(Source code of charts)
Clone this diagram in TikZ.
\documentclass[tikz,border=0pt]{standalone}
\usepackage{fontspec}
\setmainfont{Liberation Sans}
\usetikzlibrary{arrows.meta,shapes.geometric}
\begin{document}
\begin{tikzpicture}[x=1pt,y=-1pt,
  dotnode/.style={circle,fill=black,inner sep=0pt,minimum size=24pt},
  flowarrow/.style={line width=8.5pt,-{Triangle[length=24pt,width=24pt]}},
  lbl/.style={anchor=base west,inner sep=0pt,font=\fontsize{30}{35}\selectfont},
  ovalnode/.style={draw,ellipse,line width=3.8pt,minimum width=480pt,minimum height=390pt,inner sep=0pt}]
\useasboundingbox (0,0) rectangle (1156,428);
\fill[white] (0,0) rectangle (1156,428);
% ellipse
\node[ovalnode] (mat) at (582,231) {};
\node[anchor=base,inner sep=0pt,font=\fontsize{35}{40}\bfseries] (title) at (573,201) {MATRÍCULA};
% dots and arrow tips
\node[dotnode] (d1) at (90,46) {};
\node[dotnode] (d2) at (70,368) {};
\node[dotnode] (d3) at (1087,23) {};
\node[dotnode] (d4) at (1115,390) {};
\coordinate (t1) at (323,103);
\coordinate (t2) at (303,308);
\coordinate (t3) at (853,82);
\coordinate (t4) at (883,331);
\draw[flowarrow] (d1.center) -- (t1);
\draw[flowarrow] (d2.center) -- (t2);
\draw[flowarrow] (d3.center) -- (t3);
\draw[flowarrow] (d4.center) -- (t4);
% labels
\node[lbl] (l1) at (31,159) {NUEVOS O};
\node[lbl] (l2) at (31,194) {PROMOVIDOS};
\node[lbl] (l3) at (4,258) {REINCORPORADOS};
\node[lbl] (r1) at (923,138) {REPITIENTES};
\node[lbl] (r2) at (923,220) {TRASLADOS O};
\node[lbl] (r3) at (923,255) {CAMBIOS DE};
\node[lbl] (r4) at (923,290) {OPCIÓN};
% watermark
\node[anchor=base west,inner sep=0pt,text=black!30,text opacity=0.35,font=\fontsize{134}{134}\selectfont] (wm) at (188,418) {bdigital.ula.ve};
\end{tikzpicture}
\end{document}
---
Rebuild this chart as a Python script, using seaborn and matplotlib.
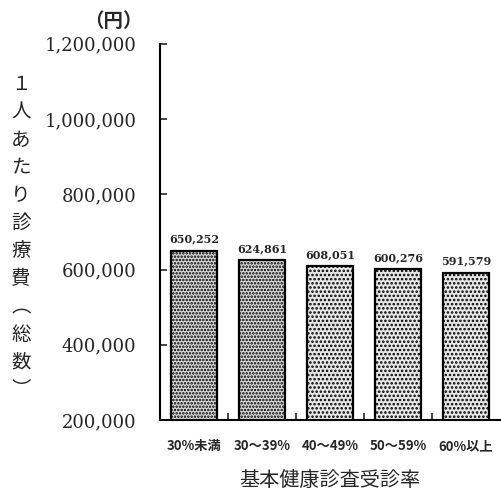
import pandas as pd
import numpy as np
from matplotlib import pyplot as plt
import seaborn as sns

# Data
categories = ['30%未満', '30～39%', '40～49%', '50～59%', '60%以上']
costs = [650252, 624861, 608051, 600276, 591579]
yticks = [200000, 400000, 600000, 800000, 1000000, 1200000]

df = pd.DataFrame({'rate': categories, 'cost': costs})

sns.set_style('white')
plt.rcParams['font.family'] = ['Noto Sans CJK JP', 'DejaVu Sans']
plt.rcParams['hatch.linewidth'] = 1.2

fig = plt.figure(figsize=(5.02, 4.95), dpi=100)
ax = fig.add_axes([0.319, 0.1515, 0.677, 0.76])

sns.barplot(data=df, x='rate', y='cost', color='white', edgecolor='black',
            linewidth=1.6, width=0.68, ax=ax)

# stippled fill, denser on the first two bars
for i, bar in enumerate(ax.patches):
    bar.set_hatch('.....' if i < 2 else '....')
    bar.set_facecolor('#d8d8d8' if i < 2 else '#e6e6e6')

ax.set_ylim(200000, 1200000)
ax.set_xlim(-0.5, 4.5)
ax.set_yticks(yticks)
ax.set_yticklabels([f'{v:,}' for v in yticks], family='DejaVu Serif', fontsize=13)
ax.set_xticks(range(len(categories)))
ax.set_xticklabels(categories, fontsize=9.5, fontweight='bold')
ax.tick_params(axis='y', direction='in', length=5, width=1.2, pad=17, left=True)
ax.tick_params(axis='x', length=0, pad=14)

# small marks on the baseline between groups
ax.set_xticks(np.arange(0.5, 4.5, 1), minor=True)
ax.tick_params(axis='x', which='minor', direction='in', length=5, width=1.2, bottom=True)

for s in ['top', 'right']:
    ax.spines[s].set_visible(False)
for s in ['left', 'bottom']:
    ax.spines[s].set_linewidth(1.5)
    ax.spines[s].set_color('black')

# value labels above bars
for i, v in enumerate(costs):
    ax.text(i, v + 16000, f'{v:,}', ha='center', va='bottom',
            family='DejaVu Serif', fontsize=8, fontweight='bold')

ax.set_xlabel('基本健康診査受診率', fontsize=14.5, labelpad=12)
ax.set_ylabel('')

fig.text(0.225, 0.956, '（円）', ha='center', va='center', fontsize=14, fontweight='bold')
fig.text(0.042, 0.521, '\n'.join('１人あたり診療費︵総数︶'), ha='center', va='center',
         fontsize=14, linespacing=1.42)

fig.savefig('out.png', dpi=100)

Objective: Return exactly the lines from the one with "Rebuild this chart" to the one with "length=5, width=1.2, bottom=True)", inclusive, and nothing else; skip the pictures.

Right answer:
Rebuild this chart as a Python script, using seaborn and matplotlib.
import pandas as pd
import numpy as np
from matplotlib import pyplot as plt
import seaborn as sns

# Data
categories = ['30%未満', '30～39%', '40～49%', '50～59%', '60%以上']
costs = [650252, 624861, 608051, 600276, 591579]
yticks = [200000, 400000, 600000, 800000, 1000000, 1200000]

df = pd.DataFrame({'rate': categories, 'cost': costs})

sns.set_style('white')
plt.rcParams['font.family'] = ['Noto Sans CJK JP', 'DejaVu Sans']
plt.rcParams['hatch.linewidth'] = 1.2

fig = plt.figure(figsize=(5.02, 4.95), dpi=100)
ax = fig.add_axes([0.319, 0.1515, 0.677, 0.76])

sns.barplot(data=df, x='rate', y='cost', color='white', edgecolor='black',
            linewidth=1.6, width=0.68, ax=ax)

# stippled fill, denser on the first two bars
for i, bar in enumerate(ax.patches):
    bar.set_hatch('.....' if i < 2 else '....')
    bar.set_facecolor('#d8d8d8' if i < 2 else '#e6e6e6')

ax.set_ylim(200000, 1200000)
ax.set_xlim(-0.5, 4.5)
ax.set_yticks(yticks)
ax.set_yticklabels([f'{v:,}' for v in yticks], family='DejaVu Serif', fontsize=13)
ax.set_xticks(range(len(categories)))
ax.set_xticklabels(categories, fontsize=9.5, fontweight='bold')
ax.tick_params(axis='y', direction='in', length=5, width=1.2, pad=17, left=True)
ax.tick_params(axis='x', length=0, pad=14)

# small marks on the baseline between groups
ax.set_xticks(np.arange(0.5, 4.5, 1), minor=True)
ax.tick_params(axis='x', which='minor', direction='in', length=5, width=1.2, bottom=True)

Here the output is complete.